For one, they can afford it. Secondly, it’s the vanity factor and the hope that they will have something more to their names than success in business. If most of what they´ve done before was linked to their own or other peoples greed, they now want to show that they are men of substance.

At least in Percy Barnevik´s case it isn´t a straight forward conversion. He´s showed his interest for the long term future of this planet in various ways before.

Thirdly, it´s the urge to do something for people you´ve met at the coalface that are living under very dire circumstances.

“When one visit the villages, enters a hut and meets a family of seven orphans headed by a granny as the parents have died from aids, well, that is a an unspeakable disaster. Clearly one is touched by it and one want to do something”, explained Dan Olofsson to Swedish business daily Dagens Industri.

Barnevik espressed similar feelings after meeting poor people in Southern India, where he visited Hand in Hand projects.

Undoubtedly they have also seen that they can apply their particular skill and talent which is to plan, strategise, think big, use networks and therefore be able to raise the money to support their visions. In short, to get things done.

Mr Barnevik points out that for him it is not a matter of charity that he gives away approx SEK 2 million monthly to Hand in Hand. He has drawn up conventional profitability spreadsheets to make sure that his interventions are geared for growth.

”I am possessed with the idea that everything we do in the end must be to help people to help themselves. We invest in education and training – then the individuals must stand on their own and proceed without donors”, said Percy Barnevik in a recent interview.

Barnevik wants to see massive change. In India he claims that his organisation has already created work for 110 000 women in the Tamil Nadu state – the spin-off from these newly trained entrepreneurs, armed with start-up finance, will create 1.3 million jobs in Percy Barnevik´s model. In South Africa his aim is the same, to create 1.3 million new jobs within five years – that is more than the one million president Mbeki has promised his electorate.

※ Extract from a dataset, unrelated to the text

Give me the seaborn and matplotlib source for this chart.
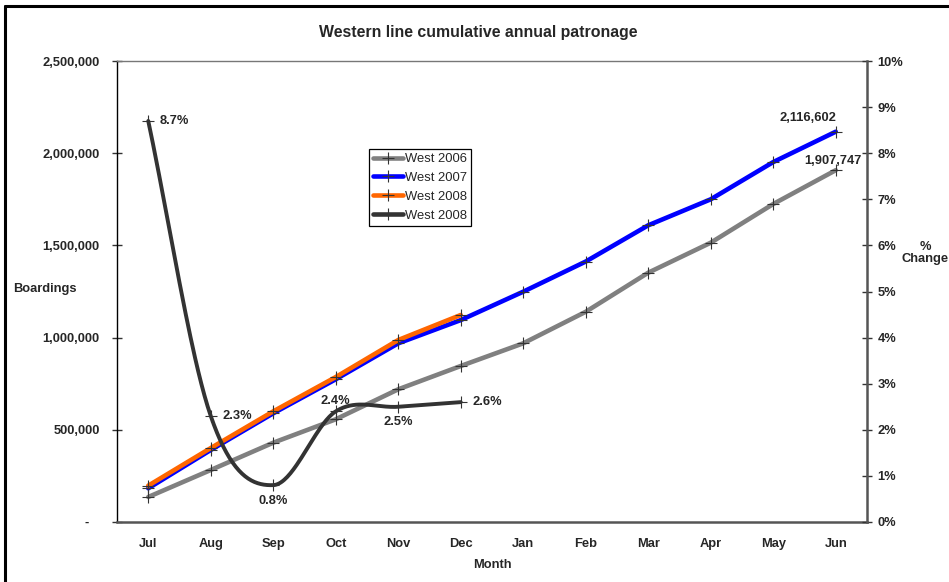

And will it work? Development professionals are naturally skeptical when businessmen, deemed to have less understanding of and patience with complex social and political processes – which often tend to distort economic planning – are trying to fast-track things.

One thing is for sure, Barnevik and Olofsson got their timing right. South Africa is the place to be at this time in the country´s history. It has shaken off the worst of its apartheid past, it has managed to modernize its economy over the past ten years and if anything the country is on its way up.

And whatever the outcome is, the pair – independently from each other – may have established a new trend.

Africascan Comment
In Sweden development has traditionally been the domain of the Swedish State and of various NGO´s. For one, there have not been, still aren't , any tax brakes for charitable donations in Sweden. It would have to take the shape of a business, not an NGO, if one is looking for a tax break.

But then, many businessmen are living abroad. In the UK, where Mr Barnevik lives, there are clear benefits to donate money to charities.

Whatever the reason, it’s a good thing that top executives are engaging themselves in charitable causes. They are discovering that structural problems and the lack of opportunities, not lack of drive or intelligence, are blocking progress. Barnevik talks about “his” market being the hundreds of millions of landless and outcasts.

In the case of Percy Barnevik, who lost his position as Sweden´s most respected international businessman after a pension scandal, he seems to take on the world of development with the same kind of energy and drive as when he built ABB to become the worlds leading electrical engineering group. That he “invests” his own money and time simply adds credibility to his scheme.

May other big hitting role models with enthusiasm, experience and humility follow.